Characterize and Quantify the Production Inspection Capability of the AXI of HiP (Head in Pillow) Defects


Project Leaders:


Robin Hou, IBM




Herb Holmes, Intel

 

Recent Presentations 

End-of-Project Report: Characterize and Quantify the Production Inspection Capability of the AXI of HiP (Head in Pillow) Defects Project (June 9 & 10, 2019)

Statement of Work and Project Statement

Background

HiP (Head in Pillow) solder joint defects have a greater risk of occurrence with increasing BGA package size (modules/CPU sockets), thicker boards (increased layers) and non-complimentary warpage characteristics.

In addition, HiP defect Detection with in-line AXI (Automatic X-ray Inspection) equipment is a high risk FMEA (Failure Modes and Effects Analysis) element where algorithms used are not proven to be robust enough leading to:

  • High probability of false passes (algorithm based)
  • High probability of false passes (operator over rides) – Training/Shade of Gray scale resolution and defect determination.

Current algorithms are based on simplistic models (supplied by X-ray equipment manufacturers) and are composed on differently generated X-ray images such as Transmissive, Laminography, and Tomosysnthesis techniques. This leads to correlation inconsistencies and subsequent low Agreement Analysis (kappa value less than 0.7).

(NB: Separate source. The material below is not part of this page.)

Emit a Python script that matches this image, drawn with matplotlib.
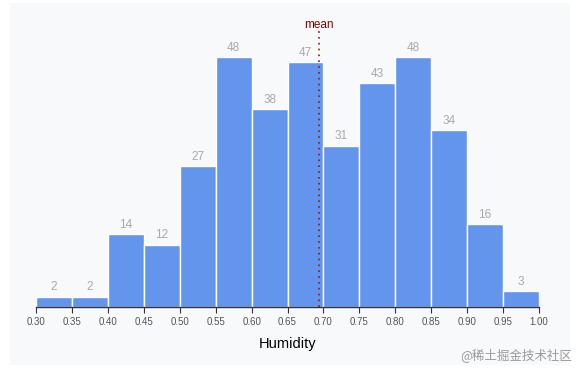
import numpy as np
import matplotlib.pyplot as plt

plt.rcParams['font.family'] = ['Liberation Sans', 'DejaVu Sans']

# Datos del histograma
bin_edges = [0.30, 0.35, 0.40, 0.45, 0.50, 0.55, 0.60, 0.65, 0.70,
             0.75, 0.80, 0.85, 0.90, 0.95, 1.00]
counts = [2, 2, 14, 12, 27, 48, 38, 47, 31, 43, 48, 34, 16, 3]
mean_value = 0.694
x_label = 'Humidity'
watermark = '@稀土掘金技术社区'

fig = plt.figure(figsize=(5.84, 3.75), dpi=100)
W, H = 584, 375

# Panel de fondo
bg = fig.add_axes([10 / W, 1 - 365 / H, 560 / W, 362 / H], zorder=-1)
bg.set_facecolor('#f7f9fb')
bg.set_xticks([])
bg.set_yticks([])
for s in bg.spines.values():
    s.set_visible(False)

ax = fig.add_axes([36 / W, 1 - 307 / H, 503 / W, 292 / H])
ax.set_facecolor('none')

lefts = np.array(bin_edges[:-1])
widths = np.diff(bin_edges)
ax.bar(lefts, counts, width=widths, align='edge', color='#6495ed',
       edgecolor='white', linewidth=1)

for x, w, c in zip(lefts, widths, counts):
    ax.text(x + w / 2, c + 0.6, str(c), ha='center', va='bottom',
            fontsize=8.5, color='#a9a9a9')

ax.set_xlim(bin_edges[0], bin_edges[-1])
ax.set_ylim(0, 48 * 292 / 250)

# Línea de la media
ax.plot([mean_value, mean_value], [0, 53.0], linestyle=(0, (1, 2.5)),
        color='#8b1a1a', linewidth=1.2)
ax.text(mean_value, 54.1, 'mean', ha='center', va='center', fontsize=8.5,
        color='#8b0000')

ax.set_xticks(bin_edges)
ax.set_xticklabels([f'{v:.2f}' for v in bin_edges])
ax.tick_params(axis='x', labelsize=7, labelcolor='#555555', color='#333333',
               length=4, width=0.8)
ax.set_yticks([])
for s in ['top', 'right', 'left']:
    ax.spines[s].set_visible(False)
ax.spines['bottom'].set_color('#333333')
ax.spines['bottom'].set_linewidth(1)

ax.set_xlabel(x_label, fontsize=10.5, color='black', labelpad=7)

fig.text(572 / W, 1 - 355 / H, watermark, ha='right', va='center',
         fontsize=9, color='#9a9a9a',
         family=['Noto Sans CJK SC', 'DejaVu Sans'])

fig.savefig('out.png', dpi=100)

Limited electrical coverage test (ICT/FCT) post AXI in process becomes a reliability concern when released to the field for (e.g., enterprise server systems, other high-reliability applications). In addition, there is a lack of “golden” sample with various HiP defects for calibration and correlation.  As a result, a need exists to quantify and correlate HiP defects across all AXI equipments’ algorithms and levels of HiP conditions.

Purpose of Project

A pre-competitive investigation to characterize and quantify production inspection capability of the AXI of HiP (Head in Pillow) defects.